A vibrant, bright green cream of asparagus soup recipe that comes together on the stovetop in about 30 minutes.
It’s a little early in the season for pretty much everything, including asparagus, but I’m featuring it anyway because spring weather has me craving vibrant flavors.
Cream of Asparagus Soup: A Quick Stovetop Recipe
Most of the time, I like to stretch my cooking out by giving my soups plenty of time to simmer away as flavors meld. But the essence of this stovetop cream of asparagus soup recipe is all about preserving the bright green hue and delicate flavor of the asparagus. Because of this, the recipe comes together quickly and should be attended carefully to ensure you don’t overcook the asparagus and wind up with an olive green rather than spring green soup.
Asparagus tips often harbor little grains of sand, so be sure to clean them thoroughly. The simplest method is to rinse them completely and then fill the sink with cold water. Swish the spears under the water and then give any sand time to settle. Drain and rinse the sink, and repeat once more.
Ready in Four Simple Steps
The recipe starts with a dutch oven or soup pot and a generous amount of olive oil. Once the oil is hot and fragrant, you’ll add the onions and cook them carefully for 7 minutes or so. The goal in cooking the onions is for them to be translucent and supple without browning at all.
Then, you’ll add the chopped asparagus and cook until the spears have softened slightly. The next step is adding the broth and cooking the asparagus just until they are tender but retain their vibrant hue. All that’s left is to puree, add cream, and serve. Along the way, you’ll add sea salt, pepper, a couple handfuls of spinach, and a bit of lemon zest.
For the Best Puree, Use a Blender
A silky texture is an important part of this soup, so I recommend pureeing it with a blender as opposed to an immersion blender, if possible. The asparagus still has a little bite when heading into the puree stage and a traditional blender is the best way to break it down into a velvety soup. Of course, when pureeing a hot soup, use caution and puree in two batches if needed.

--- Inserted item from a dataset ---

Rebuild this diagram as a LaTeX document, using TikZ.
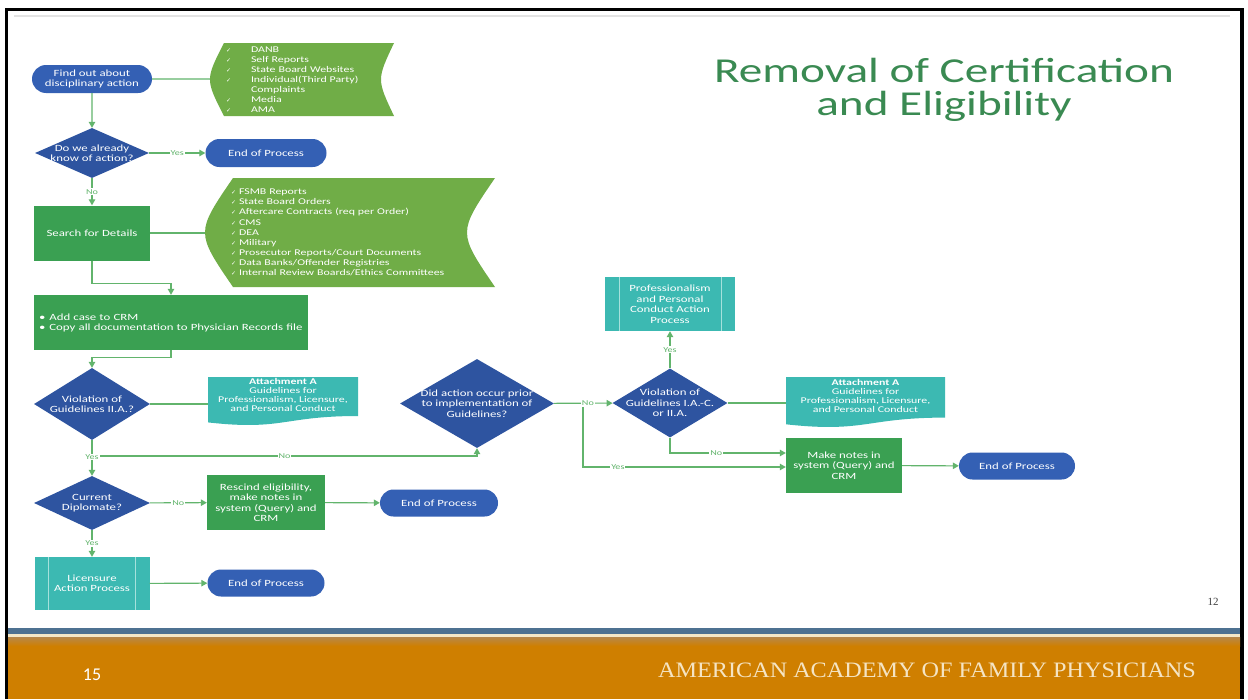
\documentclass[tikz,border=0pt]{standalone}
\usepackage{fontspec}
\setmainfont{Carlito}
\newfontfamily\nodefont{Carlito}[FakeStretch=1.35]
\newfontfamily\ttlfont{Carlito}[FakeStretch=1.35]
\newfontfamily\checkfont{DejaVu Sans}
\newfontfamily\footserif{Liberation Serif}[FakeStretch=1.1]
\newfontfamily\pagefont{Liberation Serif}
\usetikzlibrary{shapes.geometric,shapes.misc,arrows.meta}
\definecolor{dblue}{RGB}{46,84,160}
\definecolor{tblue}{RGB}{52,96,180}
\definecolor{rgreen}{RGB}{58,160,82}
\definecolor{lgreen}{RGB}{112,173,71}
\definecolor{teal1}{RGB}{60,185,178}
\definecolor{tealline}{RGB}{165,225,220}
\definecolor{cgreen}{RGB}{98,180,108}
\definecolor{titlegreen}{RGB}{58,138,82}
\definecolor{orange1}{RGB}{207,127,0}
\definecolor{brown1}{RGB}{185,135,70}
\definecolor{bandblue}{RGB}{78,113,145}
\definecolor{cream}{RGB}{245,232,200}
\definecolor{foottext}{RGB}{245,228,195}
\newcommand{\ck}{\makebox[25pt][l]{\checkfont\fontsize{6}{6}\selectfont ✓}}
\newcommand{\nock}{\makebox[25pt][l]{}}
\newcommand{\cks}{{\checkfont\fontsize{6}{6}\selectfont ✓}\hspace{3pt}}
\begin{document}
\begin{tikzpicture}[x=1pt,y=-1pt,
  txt/.style={font=\nodefont\fontsize{9.5}{10.5}\selectfont, text=white, align=center, inner sep=0pt},
  smalltxt/.style={font=\nodefont\fontsize{8.8}{9}\selectfont, text=white, align=center, inner sep=0pt},
  term/.style={txt, rounded rectangle, fill=tblue, minimum width=118, minimum height=27},
  proc/.style={txt, rectangle, fill=rgreen},
  diam/.style={diamond, fill=dblue, inner sep=0pt},
  pre/.style={txt, rectangle, fill=teal1},
  holder/.style={rectangle, inner sep=0pt},
  conn/.style={draw=cgreen, line width=1.1pt, -{Triangle[length=6pt,width=6.5pt]}},
  link/.style={draw=cgreen, line width=1.1pt},
  lab/.style={font=\nodefont\fontsize{7.5}{8}\selectfont, text=cgreen, fill=white, inner sep=1pt}]
\useasboundingbox (0,0) rectangle (1248,699);
\fill[white] (0,0) rectangle (1248,699);
% frame
\fill[black] (5,8) rectangle (1244,11);
\fill[black] (5,8) rectangle (8,699);
\fill[black] (1240,8) rectangle (1244,699);
\fill[gray!22] (14,15) rectangle (1230,17);
% footer
\fill[bandblue] (8,628) rectangle (1240,634);
\fill[cream] (8,634) rectangle (1240,637.5);
\shade[top color=brown1, bottom color=orange1] (8,637.5) rectangle (1240,646);
\fill[orange1] (8,646) rectangle (1240,699);
\node[font=\fontsize{18}{18}\selectfont, text=white, anchor=base] (pg15) at (92,680) {15};
\node[font=\footserif\fontsize{22}{22}\selectfont, text=foottext, anchor=base] (aafp) at (927,677) {AMERICAN ACADEMY OF FAMILY PHYSICIANS};
\node[font=\pagefont\fontsize{11}{11}\selectfont, text=black!75, anchor=base] (pg12) at (1213,605) {12};
% title
\node[font=\ttlfont\fontsize{35}{36}\selectfont, text=titlegreen, anchor=base] (title1) at (944,82) {Removal of Certification};
\node[font=\ttlfont\fontsize{35}{36}\selectfont, text=titlegreen, anchor=base] (title2) at (944,115) {and Eligibility};
% stored data shapes
\fill[lgreen] (224,43) -- (394,43) .. controls (376.7,79.5) .. (394,116) -- (224,116) .. controls (205.3,79.5) .. (224,43) -- cycle;
\fill[lgreen] (233,178) -- (495,178) .. controls (457.7,232.5) .. (495,287) -- (233,287) .. controls (195.7,232.5) .. (233,178) -- cycle;
% document shapes
\fill[teal1] (208,377) -- (358,377) -- (358,416) .. controls (283,416) and (283,430.8) .. (208,422.4) -- cycle;
\fill[teal1] (786,377) -- (945,377) -- (945,417.6) .. controls (865.5,417.6) and (865.5,433) .. (786,424.3) -- cycle;
% left column
\node[term, minimum width=120, minimum height=28] (find) at (92,79) {Find out about\\disciplinary action};
\node[holder, minimum width=184, minimum height=73, text width=152, font=\nodefont\fontsize{8.8}{10}\selectfont, text=white, align=left] (data1) at (302,79.5)
  {\ck DANB\\ \ck Self Reports\\ \ck State Board Websites\\ \ck Individual(Third Party)\\ \nock Complaints\\ \ck Media\\ \ck AMA};
\node[diam, minimum width=114, minimum height=50, label={[txt]center:{Do we already\\know of action?}}] (know) at (92,153) {};
\node[term, minimum width=121, minimum height=28] (end1) at (266,153) {End of Process};
\node[proc, minimum width=116, minimum height=55] (search) at (92,233) {Search for Details};
\node[holder, minimum width=290, minimum height=109, text width=238, font=\nodefont\fontsize{8.8}{10.1}\selectfont, text=white, align=left] (data2) at (350,232.5)
  {\cks FSMB Reports\\ \cks State Board Orders\\ \cks Aftercare Contracts (req per Order)\\ \cks CMS\\ \cks DEA\\ \cks Military\\ \cks Prosecutor Reports/Court Documents\\ \cks Data Banks/Offender Registries\\ \cks Internal Review Boards/Ethics Committees};
\node[proc, minimum width=274, minimum height=55, text width=264, align=left, font=\nodefont\fontsize{9.5}{10}\selectfont] (crm) at (171,322.5)
  {\textbullet\hspace{4pt}Add case to CRM\\ \textbullet\hspace{4pt}Copy all documentation to Physician Records file};
\node[diam, minimum width=116, minimum height=72, label={[txt]center:{Violation of\\Guidelines II.A.?}}] (viol1) at (92,404) {};
\node[holder, minimum width=150, minimum height=48, label={[smalltxt, yshift=6pt]center:{\textbf{Attachment A}\\Guidelines for\\Professionalism, Licensure,\\and Personal Conduct}}] (att1) at (283,401) {};
\node[diam, minimum width=116, minimum height=54, label={[txt]center:{Current\\Diplomate?}}] (diplo) at (92,503) {};
\node[proc, minimum width=118, minimum height=55] (rescind) at (266,502.5) {Rescind eligibility,\\make notes in\\system (Query) and\\CRM};
\node[term] (end2) at (439,503) {End of Process};
\node[pre, minimum width=115, minimum height=53] (lic) at (92,583.5) {Licensure\\Action Process};
\node[term, minimum width=117] (end3) at (266,583) {End of Process};
% right part
\node[diam, minimum width=154, minimum height=89, label={[txt]center:{Did action occur prior\\to implementation of\\Guidelines?}}] (did) at (477,403.5) {};
\node[diam, minimum width=115, minimum height=69, label={[txt]center:{Violation of\\Guidelines I.A.-C.\\or II.A.}}] (viol2) at (670,403) {};
\node[pre, minimum width=130, minimum height=54] (prof) at (670,304) {Professionalism\\and Personal\\Conduct Action\\Process};
\node[holder, minimum width=159, minimum height=50, label={[smalltxt, yshift=6pt]center:{\textbf{Attachment A}\\Guidelines for\\Professionalism, Licensure,\\and Personal Conduct}}] (att2) at (865.5,402) {};
\node[proc, minimum width=116, minimum height=55] (notes2) at (844,465.5) {Make notes in\\system (Query) and\\CRM};
\node[term, minimum width=116] (end4) at (1017,466) {End of Process};
% inner lines of predefined process
\draw[tealline, line width=0.8pt] ([xshift=14pt]lic.north west) -- ([xshift=14pt]lic.south west);
\draw[tealline, line width=0.8pt] ([xshift=-14pt]lic.north east) -- ([xshift=-14pt]lic.south east);
\draw[tealline, line width=0.8pt] ([xshift=15pt]prof.north west) -- ([xshift=15pt]prof.south west);
\draw[tealline, line width=0.8pt] ([xshift=-14pt]prof.north east) -- ([xshift=-14pt]prof.south east);
% connectors
\draw[link] (find) -- (find.east -| data1.west);
\draw[conn] (find) -- (know);
\draw[conn] (know) -- node[lab]{Yes} (end1);
\draw[conn] (know) -- node[lab]{No} (search);
\draw[link] (search) -- (search.east -| data2.west);
\draw[conn] (search.south) |- ([yshift=11pt]crm.north) -- (crm.north);
\draw[conn] (crm.south) |- ([yshift=10pt]viol1.north) -- (viol1.north);
\draw[link] (viol1) -- (viol1.east -| att1.west);
\coordinate (j1) at (92,456);
\draw[conn] (j1) -- node[lab]{No} (j1 -| did.south) -- (did.south);
\draw[conn] (viol1) -- node[lab, pos=0.47]{Yes} (diplo);
\draw[conn] (diplo) -- node[lab]{No} (rescind);
\draw[conn] (rescind) -- (end2);
\draw[conn] (diplo) -- node[lab]{Yes} (lic);
\draw[conn] (lic) -- (end3);
\coordinate (j2) at (583,403);
\draw[conn] (j2) |- node[lab, pos=0.586]{Yes} (notes2.west |- 0,467);
\draw[conn] (did) -- node[lab, pos=0.58]{No} (viol2);
\draw[conn] (viol2) -- node[lab]{Yes} (prof);
\draw[conn] (viol2.south) |- node[lab, pos=0.7]{No} (notes2.west |- 0,453);
\draw[link] (viol2) -- (viol2.east -| att2.west);
\draw[conn] (notes2) -- (end4);
\end{tikzpicture}
\end{document}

If desired, you can blanche some of the asparagus tips for garnish. I also add a swirl of cream, a drizzle of olive oil, and a mix of chives and thyme.
Once it’s ready, serve right away or refrigerate and gently reheat.
- 2 tablespoons extra virgin olive oil, plus more for servings
- 1 medium yellow onion, diced
- 2 pounds asparagus, woody ends broken off and cut into 1-inch segments (if desired, reserve several asparagus tips for garnish)
- 2 cloves garlic smashed, peeled, and minced
- 1/2 teaspoon fine sea salt, plus more to taste
- 1/2 teaspoon black pepper, plus more to taste
- 4 cups vegetable or chicken broth
- 1 cup packed spinach leaves
- 1/2 cup heavy cream, plus more for servings
- Zest of 1 lemon
- 2 tablespoons minced fresh herbs such as chives, parsley, dill, tarragon, or thyme
Set a large Dutch oven or other deep, wide pot over medium heat. Add olive oil, and when hot, the onions. Saute, stirring often, about 7 minutes, or until onions are translucent and supple. Take care not to let the onions brown – edge heat lower if needed. Add the asparagus , garlic, sea salt, and pepper, and cook just until asparagus starts to soften slightly, about 3 minutes. Add the broth and bring mixture to a boil. Cook about 10 minutes, or just until asparagus is tender and has a little bite. When the cook time has just another minute to go, add the spinach and lemon zest. Remove soup from heat and carefully puree in a blender; puree in batches if needed.
Return soup to cooking pot and rewarm over low heat. Swirl in the cream, and add sea salt and pepper to taste.
If desired, while soup cooks, pour boiling water over the reserved asparagus tips to blanche. Let the water sit 30 seconds, then drain and immerse in ice water. Drain and set aside.
Ladle warm soup into bowls, and garnish with a drizzle each of cream and olive oil, fresh herbs, and a few twists of black pepper. Serve immediately.
Soup can be made ahead, refrigerated, and gently reheated over low heat.